While the creative decisions tend to be handled by Kuntzel and Deygas, Moria is equally involved in everything else, from PR and distribution to website and order management. The project seems to have brought some stress relief, a welcome distraction from the daily trials of the ad industry as well as a sense of achievement for the trio, whose enthusiasm for – and pride in – the project is obvious.

“It’s good to have three pairs of shoulders for all the problems because it’s for real,” says Moria. “It’s the real world; it’s not just FTPs and QuickTime and what has become the world of production. It’s a pretty big object.” Determined to offer a quality product, they carefully designed the production system and every single unit that is shipped first goes through their hands to be checked, numbered and signed. Anything they’re not happy with is discarded.

With prices hovering between €1,500 and €1,600 for what is essentially a luxury, one might not expect business to be booming, but Micha isn’t a hobby for any of the people involved and to date more than 60 lamps have been ‘adopted’ since going on sale in October last year. The limited-edition run of 250 lamps in each position won’t last forever, but they won’t be stopping there. They already have plans for Micha to grow – literally – according to Deygas. “We’re making designs for new variations of Micha positions. We’d love to have a giant Micha for the garden, like a tiger.”

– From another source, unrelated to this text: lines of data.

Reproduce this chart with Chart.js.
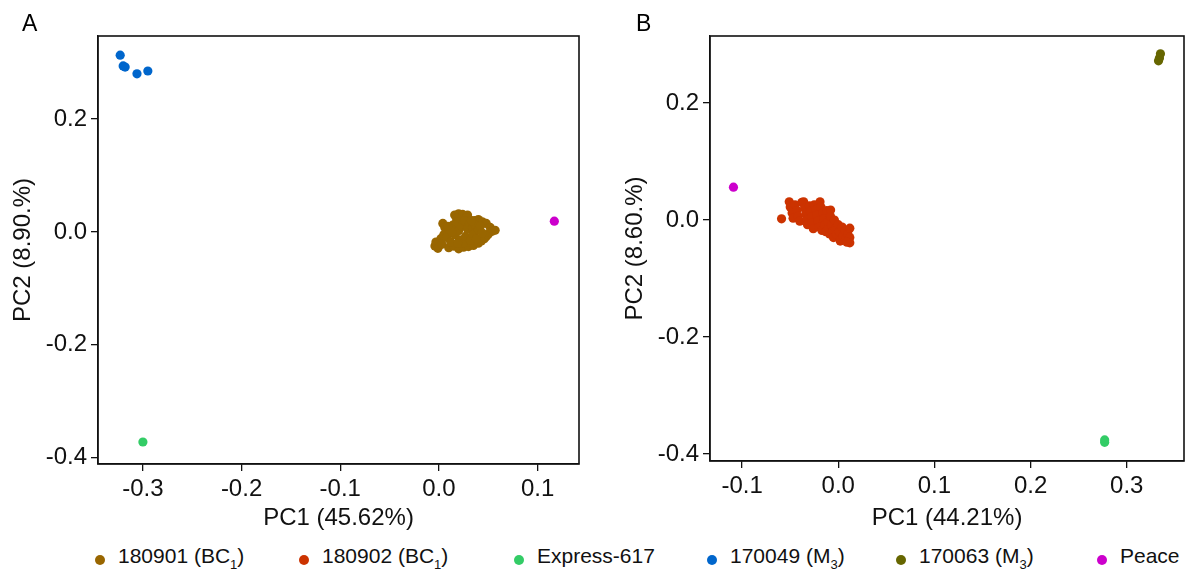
<!DOCTYPE html>
<html>
<head>
<meta charset="utf-8">
<script src="https://cdn.jsdelivr.net/npm/chart.js@4/dist/chart.umd.min.js"></script>
<style>
  body { margin: 0; background: #fff; font-family: "Liberation Sans", Arial, sans-serif; }
  #wrap { position: relative; width: 1189px; height: 570px; overflow: hidden; }
  canvas { position: absolute; top: 0; }
  .tag { position: absolute; top: 10px; font-size: 23px; color: #000; }
  .item { position: absolute; top: 544px; font-size: 21px; color: #111; white-space: nowrap; }
  .item sub { font-size: 13px; vertical-align: -6px; }
  .dot { position: absolute; width: 10px; height: 10px; border-radius: 50%; top: 555px; }
</style>
</head>
<body>
<div id="wrap">
  <canvas id="chartA" width="600" height="535" style="left:0px"></canvas>
  <canvas id="chartB" width="577" height="535" style="left:612px"></canvas>
  <div class="tag" style="left:22px">A</div>
  <div class="tag" style="left:636px">B</div>
  <div id="legend"></div>
</div>
<script>
// MARK: - Data
const groups = ['180901 (BC<sub>1</sub>)', '180902 (BC<sub>1</sub>)', 'Express-617', '170049 (M<sub>3</sub>)', '170063 (M<sub>3</sub>)', 'Peace'];
const colores = ['#996600', '#cc3300', '#33cc66', '#0066cc', '#666600', '#cc00cc'];

// panel A (PC1 45.62%, PC2 8.90%)
const a180901 = [
  [-0.004,-0.025],[-0.003,-0.018],[-0.001,-0.029],[0.002,-0.012],[0.003,-0.022],[0.004,0.015],[0.006,0.008],[0.005,-0.005],
  [0.016,0.030],[0.020,0.032],[0.024,0.031],[0.029,0.030],[0.028,0.025],[0.018,0.024],
  [0.036,0.020],[0.040,0.022],[0.044,0.018],[0.048,0.015],[0.052,0.008],[0.057,0.003],[0.054,0.001],[0.050,-0.004],[0.048,-0.008],[0.046,-0.012],
  [0.010,-0.028],[0.015,-0.025],[0.020,-0.030],[0.025,-0.027],[0.030,-0.026],[0.035,-0.024],[0.040,-0.020],[0.043,-0.016],
  [0.008,-0.010],[0.010,0.005],[0.012,-0.018],[0.014,0.012],[0.016,-0.005],[0.018,0.018],[0.020,0.002],[0.021,-0.014],
  [0.023,0.010],[0.025,-0.020],[0.026,0.020],[0.027,-0.008],[0.029,0.005],[0.031,0.014],[0.032,-0.015],[0.034,0.008],
  [0.035,-0.004],[0.037,0.012],[0.038,-0.012],[0.040,0.004],[0.042,0.010],[0.044,-0.002],[0.013,0.000],[0.009,0.010],
  [0.019,-0.020],[0.033,0.020]
];
const aExpress = [[-0.300,-0.372]];
const a170049 = [[-0.323,0.313],[-0.320,0.294],[-0.318,0.292],[-0.306,0.280],[-0.295,0.285]];
const aPeace = [[0.117,0.019]];

// panel B (PC1 44.21%, PC2 8.60%)
const b180902 = [
  [-0.059,0.002],
  [-0.051,0.031],[-0.050,0.022],[-0.048,0.012],[-0.047,0.003],[-0.045,0.026],[-0.043,0.016],[-0.042,0.006],[-0.040,-0.002],
  [-0.038,0.030],[-0.036,0.031],[-0.035,0.020],[-0.034,0.010],[-0.033,0.000],[-0.032,-0.008],[-0.030,0.024],[-0.029,0.015],
  [-0.028,0.005],[-0.027,-0.005],[-0.026,-0.015],[-0.025,0.026],[-0.023,0.018],[-0.022,0.008],[-0.021,-0.002],[-0.020,-0.012],
  [-0.019,0.031],[-0.018,0.022],[-0.017,-0.018],[-0.016,0.012],[-0.015,0.002],[-0.014,-0.008],[-0.013,-0.020],[-0.012,0.016],
  [-0.011,-0.004],[-0.010,-0.014],[-0.009,-0.024],[-0.008,0.006],[-0.007,-0.010],[-0.006,-0.020],[-0.005,-0.030],[-0.004,0.000],
  [-0.003,-0.015],[-0.002,-0.025],[0.000,-0.008],[0.001,-0.020],[0.002,-0.036],[0.004,-0.012],[0.005,-0.028],[0.007,-0.018],
  [0.008,-0.032],[0.010,-0.024],[0.012,-0.014],[0.012,-0.030],[0.012,-0.039],[0.009,-0.038],[-0.008,0.017]
];
const bExpress = [[0.277,-0.376],[0.277,-0.380]];
const b170063 = [[0.335,0.284],[0.334,0.277],[0.333,0.272]];
const bPeace = [[-0.109,0.056]];

const xTicksA = [-0.3, -0.2, -0.1, 0.0, 0.1];
const yTicksA = [-0.4, -0.2, 0.0, 0.2];
const xTicksB = [-0.1, 0.0, 0.1, 0.2, 0.3];
const yTicksB = [-0.4, -0.2, 0.0, 0.2];

// MARK: - Helpers
function puntos(arr) {
  return arr.map(function(p) { return { x: p[0], y: p[1] }; });
}

function serie(arr, idx) {
  return {
    data: puntos(arr),
    backgroundColor: colores[idx],
    pointRadius: 4.6,
    pointBorderWidth: 0,
    pointHoverRadius: 4.6
  };
}

const boxPlugin = {
  id: 'box',
  afterDraw: function(chart) {
    const a = chart.chartArea;
    const ctx = chart.ctx;
    ctx.save();
    ctx.strokeStyle = '#111';
    ctx.lineWidth = 1.6;
    ctx.strokeRect(a.left, a.top, a.right - a.left, a.bottom - a.top);
    ctx.restore();
  }
};

const fuente = { family: '"Liberation Sans", Arial, sans-serif', size: 24 };

function makePanel(id, datasets, xr, yr, xt, yt, xTitle, yTitle, padRight, xHeight) {
  const ctx = document.getElementById(id).getContext('2d');
  return new Chart(ctx, {
    type: 'scatter',
    data: { datasets: datasets },
    plugins: [boxPlugin],
    options: {
      responsive: false,
      animation: false,
      layout: { padding: { top: 36, right: padRight, left: 0, bottom: 0 } },
      plugins: { legend: { display: false }, tooltip: { enabled: false } },
      scales: {
        x: {
          type: 'linear', min: xr[0], max: xr[1],
          afterBuildTicks: function(s) { s.ticks = xt.map(function(v) { return { value: v }; }); },
          afterFit: function(s) { s.height = xHeight; },
          grid: { display: true, drawOnChartArea: false, drawTicks: true, tickLength: 7, color: '#111', lineWidth: 1.3 },
          border: { display: true, color: '#111', width: 1.3 },
          ticks: { color: '#111', font: fuente, padding: 4, maxRotation: 0, autoSkip: false,
                   callback: function(v) { return v.toFixed(1); } },
          title: { display: true, text: xTitle, color: '#111', font: fuente, padding: { top: 0, bottom: 2 } }
        },
        y: {
          type: 'linear', min: yr[0], max: yr[1],
          afterBuildTicks: function(s) { s.ticks = yt.map(function(v) { return { value: v }; }); },
          afterFit: function(s) { s.width = 98; },
          grid: { display: true, drawOnChartArea: false, drawTicks: true, tickLength: 7, color: '#111', lineWidth: 1.3 },
          border: { display: true, color: '#111', width: 1.3 },
          ticks: { color: '#111', font: fuente, padding: 4, autoSkip: false,
                   callback: function(v) { return v.toFixed(1); } },
          title: { display: true, text: yTitle, color: '#111', font: fuente, padding: { top: 9, bottom: 0 } }
        }
      }
    }
  });
}

// MARK: - Charts
makePanel('chartA',
  [serie(a180901, 0), serie(aExpress, 2), serie(a170049, 3), serie(aPeace, 5)],
  [-0.3455, 0.142], [-0.411, 0.347], xTicksA, yTicksA,
  'PC1 (45.62%)', 'PC2 (8.90.%)', 21, 71);

makePanel('chartB',
  [serie(b180902, 1), serie(bExpress, 2), serie(b170063, 4), serie(bPeace, 5)],
  [-0.1334, 0.3595], [-0.412, 0.3145], xTicksB, yTicksB,
  'PC1 (44.21%)', 'PC2 (8.60.%)', 5, 74);

// MARK: - Legend
const legendX = [95, 299, 514, 707, 896, 1097];
const legendBox = document.getElementById('legend');
groups.forEach(function(g, i) {
  const dot = document.createElement('div');
  dot.className = 'dot';
  dot.style.left = legendX[i] + 'px';
  dot.style.background = colores[i];
  legendBox.appendChild(dot);
  const item = document.createElement('div');
  item.className = 'item';
  item.style.left = (legendX[i] + 23) + 'px';
  item.innerHTML = g;
  legendBox.appendChild(item);
});
</script>
</body>
</html>
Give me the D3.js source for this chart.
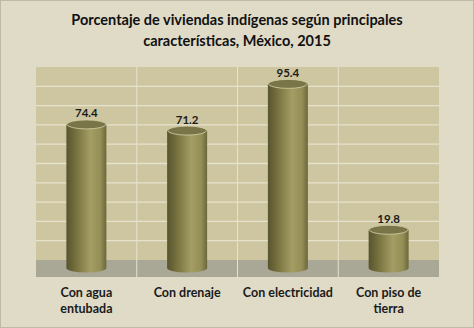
<!DOCTYPE html>
<html><head><meta charset="utf-8">
<script src="https://cdnjs.cloudflare.com/ajax/libs/d3/7.8.5/d3.min.js"></script>
<style>body{margin:0;background:#fff}svg{display:block}</style>
</head><body>
<script>
const categories = [["Con agua","entubada"],["Con drenaje"],["Con electricidad"],["Con piso de","tierra"]];
const values = [74.4, 71.2, 95.4, 19.8];
const valueLabels = ["74.4","71.2","95.4","19.8"];
const gridTicks = [10,20,30,40,50,60,70,80,90];
const titleLines = ["Porcentaje de viviendas indígenas según principales","características, México, 2015"];

(function(){
const W=474,H=328;
const svg=d3.select("body").append("svg").attr("width",W).attr("height",H);
const defs=svg.append("defs");
const g=defs.append("linearGradient").attr("id","cyl").attr("x1","0").attr("x2","1");
[[0,"#58542e"],[0.25,"#77723f"],[0.6,"#a49e64"],[0.85,"#948e57"],[1,"#6c6739"]].forEach(([o,c])=>g.append("stop").attr("offset",o).attr("stop-color",c));

svg.append("rect").attr("x",0.5).attr("y",0.5).attr("width",W-1).attr("height",H-1).attr("fill","#dfdbc7").attr("stroke","#bdbaa9");

const pLeft=36,pRight=439,pTop=67,floorTop=260,floorBot=277;
const x=d3.scaleBand().domain(d3.range(values.length)).range([pLeft,pRight]).paddingInner(0).paddingOuter(0);
const yWall=d3.scaleLinear().domain([0,100]).range([floorTop,pTop]);
const yBar=d3.scaleLinear().domain([0,100]).range([268,75]);

svg.append("rect").attr("x",pLeft).attr("y",pTop).attr("width",pRight-pLeft).attr("height",floorTop-pTop).attr("fill","#cdc6a1");
svg.append("rect").attr("x",pLeft).attr("y",floorTop).attr("width",pRight-pLeft).attr("height",floorBot-floorTop).attr("fill","#a9a795");
svg.append("g").selectAll("line").data(gridTicks).join("line")
 .attr("x1",pLeft).attr("x2",pRight).attr("y1",d=>yWall(d)).attr("y2",d=>yWall(d))
 .attr("stroke","#e6e2cd").attr("stroke-width",1.3);
svg.append("g").selectAll("line").data(d3.range(1,values.length)).join("line")
 .attr("x1",d=>x(d)).attr("x2",d=>x(d)).attr("y1",pTop).attr("y2",floorBot)
 .attr("stroke","#e6e2cd").attr("stroke-width",1);

const bw=40, ry=4.5;
const bars=svg.append("g").selectAll("g").data(values).join("g");
bars.append("path").attr("d",(d,i)=>{
  const cx=x(i)+x.bandwidth()/2, x0=cx-bw/2, x1=cx+bw/2, yt=yBar(d), yb=yBar(0);
  return `M${x0},${yt}L${x0},${yb}A${bw/2},${ry} 0 0 0 ${x1},${yb}L${x1},${yt}Z`;
}).attr("fill","url(#cyl)");
bars.append("ellipse").attr("cx",(d,i)=>x(i)+x.bandwidth()/2).attr("cy",d=>yBar(d))
 .attr("rx",bw/2-0.5).attr("ry",ry).attr("fill","#7a7548").attr("stroke","#d6d1a8").attr("stroke-width",0.8);
bars.append("text").attr("x",(d,i)=>x(i)+x.bandwidth()/2).attr("y",d=>yBar(d)-7)
 .attr("text-anchor","middle").attr("font-family","Lato, 'Open Sans', sans-serif").attr("font-weight","bold")
 .attr("font-size",11.5).attr("fill","#1a1a1a").text((d,i)=>valueLabels[i]);

const ct=svg.append("g").selectAll("text").data(categories).join("text")
 .attr("text-anchor","middle").attr("font-family","Lato, 'Open Sans', sans-serif").attr("font-weight","bold")
 .attr("font-size",12.5).attr("fill","#1a1a1a");
ct.selectAll("tspan").data((d,i)=>d.map(s=>({s,i}))).join("tspan")
 .attr("x",d=>x(d.i)+x.bandwidth()/2).attr("y",(d,j)=>297+j*16).text(d=>d.s);

svg.append("g").selectAll("text").data(titleLines).join("text")
 .attr("x",W/2).attr("y",(d,i)=>25+i*21).attr("text-anchor","middle")
 .attr("font-family","Lato, 'Open Sans', sans-serif").attr("font-weight","bold").attr("font-size",14.5)
 .attr("fill","#111").text(d=>d);
})();
</script>
</body></html>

Moria won’t even stop there. “It’s pretty tricky to develop objects with electricity. We’ve started [the business] with a project that’s not very easy because there are a lot of regulations worldwide with craftsmanship and electricity. But we’d like to make super-monumental lamps. You’d do that for the garden of a museum or a public garden, like a Jeff Koons. The final objective is that Micha lights the whole of the Versaille gardens!” That’s a pretty big dream, but something tells you that ambition will never be in short supply with Moria, Kuntzel and Deygas.